A Ronald McDonald House Christmas
Four-year-old James Holland beamed when he heard the jingling of bells and boisterous “Ho, ho, ho!” heading down the staircase. He’d been waiting patiently for more than an hour to see Santa, and squirming slightly in his little wheelchair, he pointed to the top of his hat, which read, “Santa’s Helper.”
Holland, his mom and grand-aunt were staying at the Ronald McDonald House, where families with seriously ill children can live while facing long- to short-term hospital visits. It’s a home away from home, with private rooms, homecooked meals and playrooms for the children, for families who can’t afford a hotel or don’t have relatives who live close to Duke Hospital.
On Thursday, house staff and volunteers threw a holiday celebration. Santa and his elves with pointy shoes passed out candy canes and fleece blankets. Table after table was lined with cookies, tiny cheesecakes and chocolate pizza, and trays of lasagna and salad were uncovered in the kitchen. Children in masks came out of their rooms, grabbing pretzel sticks covered in sprinkles or listening to Christmas carols.
Jennifer Holland, James’ mother, said her son is no stranger to “5200,” the pediatrics floor of Duke Hospital. He has Pelizaeus-Merzbacher Disease, or PMD, which is a rare and progressive central nervous system disorder that affects coordination, motor abilities and intellectual function.
For a long time, James couldn’t walk. He could barely talk. Doctors told the family from Ferrum, Va., that there really was no cure for their boy. But when he received a stem cell transplant in December 2011, when they decorated his hospital room with Christmas cards and Christmas trees, they began to see results.
James can form full sentences now, and he walks with a walker. Now he just goes back to Duke Hospital once a year for a week of testing.
James smiled as Santa sat down next to him.
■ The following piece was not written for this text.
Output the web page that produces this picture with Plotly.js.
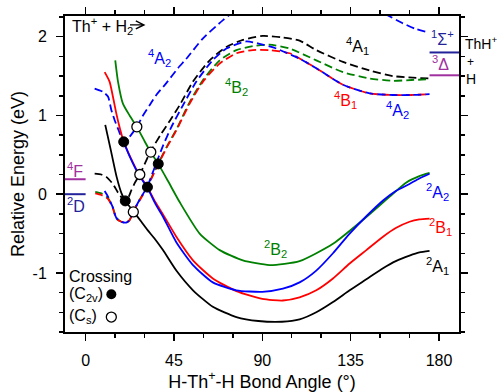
<!DOCTYPE html>
<html><head><meta charset="utf-8">
<script src="https://cdn.plot.ly/plotly-3.0.1.min.js"></script>
<style>html,body{margin:0;padding:0;background:#fff}#chart{width:498px;height:392px}</style>
</head><body><div id="chart"></div>
<script>
// ---------- data (bond angle in degrees, relative energy in eV) ----------
// doublet states (solid)
const a2A1_x = [10, 13, 15.8, 18.3, 20.2, 24.4, 28.4, 31.7, 35, 39.4, 46.2, 54.7, 64.8, 76.8, 88, 100, 109, 117.5, 126, 134.5, 143, 151.5, 158, 165, 170, 175.2];
const a2A1_y = [0.88, 0.54, 0.22, 0.01, -0.085, -0.22, -0.35, -0.46, -0.56, -0.71, -0.97, -1.22, -1.43, -1.56, -1.61, -1.62, -1.59, -1.50, -1.37, -1.22, -1.08, -0.94, -0.85, -0.78, -0.74, -0.72];

const b2B1_x = [9.7, 12.2, 13.9, 15.6, 17.5, 19.4, 22.8, 27, 31.5, 35.5, 39.5, 46.2, 54.7, 64.8, 76.8, 90, 100.5, 109, 117.5, 126, 134.5, 143, 151.5, 158, 165, 170, 175.2];
const b2B1_y = [1.55, 1.43, 1.24, 1.03, 0.83, 0.665, 0.47, 0.26, 0.09, -0.10, -0.26, -0.54, -0.84, -1.07, -1.23, -1.33, -1.35, -1.31, -1.22, -1.07, -0.88, -0.71, -0.54, -0.43, -0.35, -0.32, -0.31];

const a2A2_x = [19.4, 22.8, 27, 31.5, 35.5, 39.5, 46.2, 54.7, 64.8, 76.8, 90, 100.5, 109, 117.5, 126, 134.5, 143, 151.5, 158, 165, 170, 175.2];
const a2A2_y = [0.665, 0.46, 0.25, 0.08, -0.12, -0.29, -0.61, -0.90, -1.12, -1.22, -1.24, -1.20, -1.12, -0.97, -0.75, -0.50, -0.28, -0.08, 0.04, 0.13, 0.20, 0.26];

const b2B2_x = [15.1, 16.5, 19, 22.4, 26.1, 30.1, 33.3, 37, 41.9, 47.9, 58.1, 68.3, 80.1, 93.7, 109, 126, 143, 154.9, 163.4, 170, 175.2];
const b2B2_y = [1.70, 1.43, 1.15, 1.00, 0.855, 0.67, 0.53, 0.385, 0.17, -0.10, -0.50, -0.71, -0.84, -0.90, -0.85, -0.63, -0.29, -0.03, 0.15, 0.23, 0.27];

// quartet states (dashed)
const a4A1_x = [4.6, 8, 10.5, 13.9, 16.5, 19, 20.3, 22, 23.3, 25, 27.6, 30, 33, 38.1, 43.1, 47.9, 54.7, 63.2, 71.7, 80.1, 90.3, 100.5, 109, 117.5, 131.1, 144.7, 156.5, 166.7, 175.2];
const a4A1_y = [0.26, 0.25, 0.22, 0.13, 0.02, -0.06, -0.08, -0.03, 0.05, 0.14, 0.25, 0.38, 0.54, 0.75, 0.94, 1.13, 1.43, 1.70, 1.87, 1.96, 2.01, 1.99, 1.95, 1.83, 1.68, 1.57, 1.50, 1.48, 1.47];

const b4B1_x = [4.9, 8, 11.4, 13.9, 15.6, 18.2, 20.7, 22.4, 24.1, 27.5, 31.5, 34.3, 37, 41.5, 46.2, 53, 59.8, 68.3, 76.8, 85.2, 93.7, 103.9, 110, 117.5, 131.1, 144.7, 156.5, 166, 175.2];
const b4B1_y = [0.01, -0.01, -0.06, -0.18, -0.31, -0.35, -0.36, -0.33, -0.23, -0.08, 0.09, 0.24, 0.38, 0.60, 0.81, 1.15, 1.43, 1.66, 1.79, 1.83, 1.83, 1.79, 1.71, 1.60, 1.39, 1.28, 1.26, 1.26, 1.27];

const b4B2_x = [4.9, 8, 11.4, 13.9, 15.6, 18.2, 20.7, 22.4, 24.1, 27.5, 31.5, 34.3, 37, 41.5, 46.2, 53, 59.8, 68.3, 76.8, 85.2, 93.7, 103.9, 117.5, 131.1, 144.7, 156.5, 166, 175.2];
const b4B2_y = [0.03, 0.01, -0.05, -0.17, -0.30, -0.35, -0.36, -0.33, -0.23, -0.07, 0.10, 0.25, 0.39, 0.61, 0.82, 1.17, 1.45, 1.70, 1.83, 1.88, 1.90, 1.85, 1.70, 1.55, 1.47, 1.44, 1.45, 1.46];

const a4A2lo_x = [9.7, 11.4, 13.9, 15.6, 18.2, 20.7, 22.4, 24.1, 27.5, 31.5, 35, 39.5, 43.6, 49.6, 56.4, 64.7, 71.7, 81.9, 88.6, 97.1, 109, 117.5, 131.1, 144.7, 156.5, 166, 175.2];
const a4A2lo_y = [0.04, -0.03, -0.17, -0.30, -0.35, -0.36, -0.33, -0.23, -0.07, 0.10, 0.33, 0.62, 0.85, 1.13, 1.43, 1.70, 1.85, 1.94, 1.91, 1.85, 1.72, 1.60, 1.39, 1.28, 1.26, 1.26, 1.27];

const a4A2hi_x = [4.6, 8.8, 11.4, 13.1, 14.8, 17, 19.4, 22.4, 26.1, 29, 32.6, 36, 41.1, 47, 51.3, 59.8, 70, 80, 95, 110, 125, 140, 150, 154, 161.6, 168, 173.6];
const a4A2hi_y = [1.34, 1.30, 1.24, 1.07, 0.94, 0.80, 0.665, 0.73, 0.855, 0.99, 1.13, 1.26, 1.41, 1.60, 1.72, 1.98, 2.21, 2.40, 2.55, 2.60, 2.55, 2.42, 2.32, 2.27, 2.17, 2.10, 2.06];

// crossings
const crossC2v_x = [19.4, 37.0, 31.5, 20.2];
const crossC2v_y = [0.665, 0.385, 0.09, -0.085];
const crossCs_x = [26.1, 33.2, 27.6, 24.3];
const crossCs_y = [0.855, 0.535, 0.25, -0.225];

// asymptotes
const asymLeft_names = ['4F', '2D'];
const asymLeft_E = [0.19, 0.0];
const asymRight_names = ['1Sigma+', '3Delta'];
const asymRight_E = [1.80, 1.51];

// tick labels
const xTickVals = [0, 45, 90, 135, 180];
const xTickText = ['0', '45', '90', '135', '180'];
const yTickVals = [-1, 0, 1, 2];
const yTickText = ['-1', '0', '1', '2'];

const xRange = [-10.5, 190.2];
const yRange = [-1.75, 2.263];

// ---------- styling ----------
const BLACK = '#000000', RED = '#ff0000', BLUE = '#0000ff', GREEN = '#008000';
const NAVY = '#22229a', PURPLE = '#a030a0';
const DASH = '8px,4px';
const LW = 1.8;

function line(x, y, color, dash) {
  return {x: x, y: y, mode: 'lines', type: 'scatter', hoverinfo: 'skip', showlegend: false,
          line: {color: color, width: LW, dash: dash || 'solid', shape: 'spline', smoothing: 0.6}};
}

const traces = [
  line(a4A2hi_x, a4A2hi_y, BLUE, DASH),
  line(a4A1_x, a4A1_y, BLACK, DASH),
  line(b4B2_x, b4B2_y, GREEN, DASH),
  line(b4B1_x, b4B1_y, RED, DASH),
  line(a4A2lo_x, a4A2lo_y, BLUE, DASH),
  line(a2A1_x, a2A1_y, BLACK),
  line(b2B2_x, b2B2_y, GREEN),
  line(b2B1_x, b2B1_y, RED),
  line(a2A2_x, a2A2_y, BLUE),
];

// asymptote bars
const asymLeftColors = [PURPLE, NAVY];
asymLeft_E.forEach((e, i) => {
  traces.push({x: [xRange[0], 0], y: [e, e], mode: 'lines', hoverinfo: 'skip', showlegend: false,
               line: {color: asymLeftColors[i], width: 2}, cliponaxis: false});
});
const asymRightColors = [NAVY, PURPLE];
asymRight_E.forEach((e, i) => {
  traces.push({x: [175.2, xRange[1]], y: [e, e], mode: 'lines', hoverinfo: 'skip', showlegend: false,
               line: {color: asymRightColors[i], width: 2}, cliponaxis: false});
});

// crossing markers
traces.push({x: crossC2v_x, y: crossC2v_y, mode: 'markers', hoverinfo: 'skip', showlegend: false,
  marker: {size: 10, color: BLACK, line: {color: BLACK, width: 1}}});
traces.push({x: crossCs_x, y: crossCs_y, mode: 'markers', hoverinfo: 'skip', showlegend: false,
  marker: {size: 10, color: '#ffffff', line: {color: BLACK, width: 1.3}}});

// legend keys
const keyX = [13.1, 13.1];
const keyY = [-1.27, -1.56];
traces.push({x: [keyX[0]], y: [keyY[0]], mode: 'markers', hoverinfo: 'skip', showlegend: false,
  marker: {size: 10, color: BLACK}});
traces.push({x: [keyX[1]], y: [keyY[1]], mode: 'markers', hoverinfo: 'skip', showlegend: false,
  marker: {size: 10, color: '#ffffff', line: {color: BLACK, width: 1.3}}});

const F = 'Arial, "Liberation Sans", sans-serif';
function lab(text, x, y, color, anchor) {
  return {text: text, x: x, y: y, xref: 'x', yref: 'y', showarrow: false,
          xanchor: anchor || 'center', yanchor: 'middle', font: {family: F, size: 16, color: color}};
}
function plab(text, x, y, color, size) {
  return {text: text, x: x, y: y, xref: 'paper', yref: 'paper', showarrow: false,
          xanchor: 'left', yanchor: 'middle', font: {family: F, size: size || 14, color: color}};
}

const annotations = [
  lab('Th<sup>+</sup> + H<sub>2</sub>', -8.2, 2.13, BLACK, 'left'),
  {x: 30.5, y: 2.15, xref: 'x', yref: 'y', ax: -17, ay: 0, axref: 'pixel', ayref: 'pixel',
   showarrow: true, arrowhead: 5, arrowsize: 1.3, arrowwidth: 1.2, arrowcolor: BLACK, text: ''},
  lab('<sup>4</sup>A<sub>2</sub>', 37.7, 1.73, BLUE),
  lab('<sup>4</sup>A<sub>1</sub>', 138.6, 1.88, BLACK),
  lab('<sup>4</sup>B<sub>2</sub>', 76.9, 1.36, GREEN),
  lab('<sup>4</sup>B<sub>1</sub>', 132.4, 1.19, RED),
  lab('<sup>4</sup>A<sub>2</sub>', 158.9, 1.07, BLUE),
  lab('<sup>1</sup>Σ<sup>+</sup>', 181.9, 1.98, NAVY),
  lab('<sup>3</sup>Δ', 180.8, 1.67, PURPLE),
  lab('<sup>4</sup>F', -5.4, 0.31, PURPLE),
  lab('<sup>2</sup>D', -5.1, -0.14, NAVY),
  lab('<sup>2</sup>A<sub>2</sub>', 179.3, 0.03, BLUE),
  lab('<sup>2</sup>B<sub>1</sub>', 180.8, -0.42, RED),
  lab('<sup>2</sup>A<sub>1</sub>', 179.3, -0.91, BLACK),
  lab('<sup>2</sup>B<sub>2</sub>', 96.8, -0.70, GREEN),
  lab('Crossing', -9.3, -1.04, BLACK, 'left'),
  lab('(C<sub>2v</sub>)', -9.3, -1.28, BLACK, 'left'),
  lab('(C<sub>s</sub>)', -9.3, -1.55, BLACK, 'left'),
  plab('ThH<sup>+</sup>', 1.01, 0.913, BLACK, 14),
  plab('+', 1.014, 0.855, BLACK, 12),
  plab('H', 1.013, 0.802, BLACK, 14),
];

const axisCommon = {
  showgrid: false, zeroline: false, showline: true, linecolor: BLACK, linewidth: 2,
  mirror: 'ticks', ticks: 'outside', ticklen: 7, tickwidth: 1.5, tickcolor: BLACK,
  tickfont: {family: F, size: 16, color: BLACK}, tickmode: 'array', autorange: false
};

const layout = {
  width: 498, height: 392,
  margin: {l: 65, r: 39, t: 16, b: 60},
  paper_bgcolor: '#ffffff', plot_bgcolor: '#ffffff',
  font: {family: F, size: 16, color: BLACK},
  xaxis: Object.assign({}, axisCommon, {
    range: xRange, tickvals: xTickVals, ticktext: xTickText, ticklabelstandoff: 6,
    minor: {tickmode: 'linear', tick0: 0, dtick: 15, ticks: 'outside', ticklen: 4, tickwidth: 1.5, tickcolor: BLACK},
    title: {text: 'H-Th<sup>+</sup>-H Bond Angle (°)', font: {family: F, size: 18, color: BLACK}, standoff: 10}
  }),
  yaxis: Object.assign({}, axisCommon, {
    range: yRange, tickvals: yTickVals, ticktext: yTickText, ticklabelstandoff: 6,
    minor: {tickmode: 'linear', tick0: 0, dtick: 0.25, ticks: 'outside', ticklen: 4, tickwidth: 1.5, tickcolor: BLACK},
    title: {text: 'Relative Energy (eV)', font: {family: F, size: 18, color: BLACK}, standoff: 3}
  }),
  annotations: annotations,
  showlegend: false
};

Plotly.newPlot('chart', traces, layout, {staticPlot: true, displayModeBar: false});
</script></body></html>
What’s your favorite color? Santa asked. Elmo red. What do you want for Christmas? A daddy Mickey Mouse.
“Merry Christmas, young man,” Santa said before he left, grabbing James’ hand and squeezing it. “And don’t you worry. Wherever you are Christmas Eve, Santa will find you.”
James grinned, clutching his new red fleece blanket, covered in winter owls.
“You little ham biscuit,” Jennifer said, taking photos with her iPad. She said once they get home, she’s getting a head-start on wrapping Christmas presents.
“We couldn’t be happier,” she said. “He’s doing fabulous.”
In the kitchen, Hendersonville resident Bobby Davis stood waiting for dinner, with her granddaughter, 3-year-old Hailey, clutching her legs. Their stay at the Ronald McDonald House is brief. Her grandson, 17-month-old Alexander, just had surgery on his skull on Monday, due to the bone growing too close around his brain. They were waiting for the swelling to go down and his eyes to open.
“There was nothing I could do about it,” Davis said. “I’m the grandma, but there was nothing I could do to make it right.”
She said she was staying at the house while Alexander recovered with his dad in the hospital, and she couldn’t wait to see her grandson back to normal again.
“I feel like I’m at home,” she said of spending part of the holidays at the Ronald McDonald House. “Everyone seems to be family.”
Across the room, 2-year-old Odin Dougherty clapped his hands to Christmas carols, pausing to take bites from the cookies on his plate. Odin has Diffuse Intrinsic Pontine Glioma, a brain cancer where less than 10 percent of children who have it live longer than 18 months from diagnosis.
His family took him to get a brain scan after his right eye suddenly crossed, and they’ve stayed at the house since Halloween while he goes through radiation five times a week.
Erin, his mother, said Odin will run through the halls at the Ronald McDonald House, where everyone knows him now. They’ll put a train around their Christmas tree this year -- Odin’s a big fan of cars and trains. And they watch a “Toy Story” movie every morning before they head to the hospital for treatment. Living at the house has become a nice alternative to their Salisbury home.
“They can treat it, but they can’t cure it,” Erin said. “We just want to make every day as good as we can for him.”